Steinmeier: Wahl hat Statik in Deutschland verändert

«Woher kommen die Enttäuschungen, die Wut, bei manchen gar der Hass, den wir im Wahlkampf erlebt haben?», fragt Bundespräsident Steinmeier. Foto: Maurizio Gambarini
«Woher kommen die Enttäuschungen, die Wut, bei manchen gar der Hass, den wir im Wahlkampf erlebt haben?», fragt Bundespräsident Steinmeier. Foto: Maurizio Gambarini

Streit ja - aber mit klaren Regeln: Das fordert der Bundespräsident nach dem Wahlerfolg der AfD. Und er nennt Bedingungen: Antisemitismus und Fremdenhass müssten eindeutig verurteilt werden.

Berlin (dpa) - Bundespräsident Frank-Walter Steinmeier hat nach dem Erfolg der AfD bei der Bundestagswahl eine gründliche Analyse gefordert.
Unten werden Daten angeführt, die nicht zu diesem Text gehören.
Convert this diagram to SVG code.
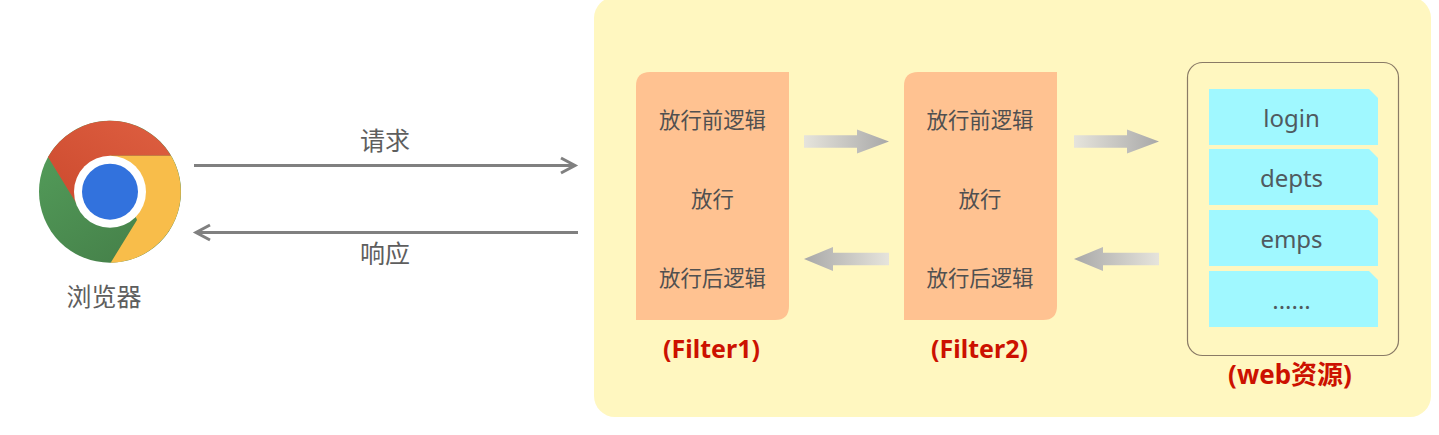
<svg xmlns="http://www.w3.org/2000/svg" width="1439" height="435" viewBox="0 0 1439 435">
  <style>
    text { font-family: "Noto Sans", "Noto Sans CJK SC", sans-serif; text-anchor: middle; }
    .body { font-size: 21.400px; fill: #505050; }
    .link { font-size: 25px; fill: #5e5e5e; }
    .res { font-size: 24px; fill: #4f5a60; }
    .cap { font-size: 25px; font-weight: 700; fill: #cc1100; }
    .stage { fill: #ffc291; }
    .tile { fill: #a0f8ff; }
    .wire { stroke: #808080; stroke-width: 3; fill: none; }
    .head { stroke: #808080; stroke-width: 3; fill: none; }
  </style>
  <defs>
    <linearGradient id="flowR" x1="0" x2="1" y1="0" y2="0">
      <stop offset="0" stop-color="#e6e4dc"/>
      <stop offset="1" stop-color="#a8a8a8"/>
    </linearGradient>
    <linearGradient id="flowL" x1="1" x2="0" y1="0" y2="0">
      <stop offset="0" stop-color="#e6e4dc"/>
      <stop offset="1" stop-color="#a8a8a8"/>
    </linearGradient>
    <linearGradient id="chromeRed" x1="0" x2="1" y1="1" y2="0">
      <stop offset="0" stop-color="#cc4a2e"/>
      <stop offset="1" stop-color="#de5f41"/>
    </linearGradient>
    <linearGradient id="chromeGreen" x1="0" x2="0.700" y1="0" y2="1">
      <stop offset="0" stop-color="#55a05c"/>
      <stop offset="1" stop-color="#458049"/>
    </linearGradient>
    <path id="arrowR" d="M0 -6.300H53V-12L85 0L53 12V6.300H0Z" fill="url(#flowR)"/>
    <path id="arrowL" d="M85 -6.300H29V-12L0 0L29 12V6.300H85Z" fill="url(#flowL)"/>
    <path id="tileShape" d="M0 0H160L169 9V56H0Z"/>
    <path id="stageShape" d="M14 0H153V234Q153 248 139 248H0V14Q0 0 14 0Z"/>
  </defs>

  <rect x="0" y="0" width="1439" height="435" fill="#ffffff"/>
  <rect id="container" x="594" y="-3" width="837" height="420" rx="21" fill="#fff7c0"/>

  <g id="browser">
    <circle cx="110" cy="191.700" r="71" fill="url(#chromeGreen)"/>
    <path d="M78 206L48 157A71 71 0 0 1 171 155.700H110Z" fill="url(#chromeRed)"/>
    <path d="M110 155.700H171A71 71 0 0 1 110.700 262.700L137 220Z" fill="#f8bd4a"/>
    <circle cx="110" cy="191.700" r="36" fill="#ffffff"/>
    <circle cx="110" cy="191.700" r="28" fill="#3272dd"/>
    <text class="link" x="104" y="306">浏览器</text>
  </g>

  <g id="filter1">
    <use href="#stageShape" class="stage" x="636" y="72"/>
    <text class="body" x="712.500" y="128">放行前逻辑</text>
    <text class="body" x="712.500" y="207">放行</text>
    <text class="body" x="712.500" y="286">放行后逻辑</text>
    <text class="cap" x="711.500" y="358">(Filter1)</text>
  </g>

  <g id="filter2">
    <use href="#stageShape" class="stage" x="904" y="72"/>
    <text class="body" x="980" y="128">放行前逻辑</text>
    <text class="body" x="980" y="207">放行</text>
    <text class="body" x="980" y="286">放行后逻辑</text>
    <text class="cap" x="979.500" y="358">(Filter2)</text>
  </g>

  <g id="web-resources">
    <rect x="1187.500" y="62.500" width="211" height="293" rx="15" fill="none" stroke="#8a7b66" stroke-width="1.200"/>
    <use href="#tileShape" class="tile" x="1209" y="89"/>
    <use href="#tileShape" class="tile" x="1209" y="149"/>
    <use href="#tileShape" class="tile" x="1209" y="210"/>
    <use href="#tileShape" class="tile" x="1209" y="271"/>
    <text class="res" x="1291.500" y="127">login</text>
    <text class="res" x="1291.500" y="187">depts</text>
    <text class="res" x="1291.500" y="248">emps</text>
    <text class="res" x="1291.500" y="309">......</text>
    <text class="cap" x="1290" y="384" style="font-size:26px">(web资源)</text>
  </g>

  <g id="connectors">
    <path class="wire" d="M194 165.500H575"/>
    <path class="head" d="M561 158L575 165.500L561 173"/>
    <path class="wire" d="M578 232.500H196"/>
    <path class="head" d="M210 225L196 232.500L210 240"/>
    <use href="#arrowR" x="804" y="141.500"/>
    <use href="#arrowR" x="1074" y="141.500"/>
    <use href="#arrowL" x="804" y="259"/>
    <use href="#arrowL" x="1074" y="259"/>
    <text class="link" x="385" y="150">请求</text>
    <text class="link" x="385" y="263">响应</text>
  </g>
</svg>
«Dieser Wahlsonntag hat die politische Statik in unserem Lande verändert», sagte Steinmeier. Wichtig sei jetzt, genau hinzuschauen. «Woher kommen die Enttäuschungen, die Wut, bei manchen gar der Hass, den wir im Wahlkampf erlebt haben?», fragte er.

«Die Kontroverse, notfalls auch die scharfe Kontroverse, gehört zur Demokratie», sagte Steinmeier. Aber dafür müssten Regeln gelten, etwa die Absage an jede Form von Antisemitismus und Fremdenhass. Auch die Verantwortung vor der deutschen Geschichte gehöre dazu. Notwendig sei Respekt vor dem politischen Gegner und Andersmeinenden, sagte er, ohne die AfD beim Namen zu nennen. Die Rechtspopulisten hatten am Sonntag 12,6 Prozent der Stimmen und 94 Mandate gewonnen

Mit dem Wahlergebnis müssten sich jetzt nicht nur die Politiker und Parteien beschäftigen, sondern alle Bürger. «Wir dürfen nach dieser Wahl nicht ohne weiteres zur Tagesordnung übergehen.» Auch sollte sich niemand einfach nur in die eigene Nische zurückziehen.

Steinmeier äußerte sich im Schloss Bellevue bei einer Pressekonferenz mit dem albanischen Präsidenten Ilir Meta. «Woher kommt manches Misstrauen gegenüber unserer demokratischen Ordnung, auch unseren Institutionen?», fragte er weiter.

Veränderungen verunsicherten viele Bürger. Deren Bedürfnis nach Anerkennung, Stabilität und Zusammenhalt müsse ernst genommen werden. «Wir sollten als Gesellschaft nach dieser Wahl nicht weiter auseinanderlaufen, sondern nach Wegen suchen, wieder näher zueinanderzufinden», sagte er.

Deutschland stehe jetzt vor einer schwierigen Regierungsbildung, aber er sei zuversichtlich, dass es am Ende eine arbeitsfähige Regierung geben werde, sagte der Bundespräsident weiter. Auch im Ausland würde die Entwicklung mit erheblichem Interesse verfolgt. Dort sei auch die Einordnung des Bundespräsidenten gefragt.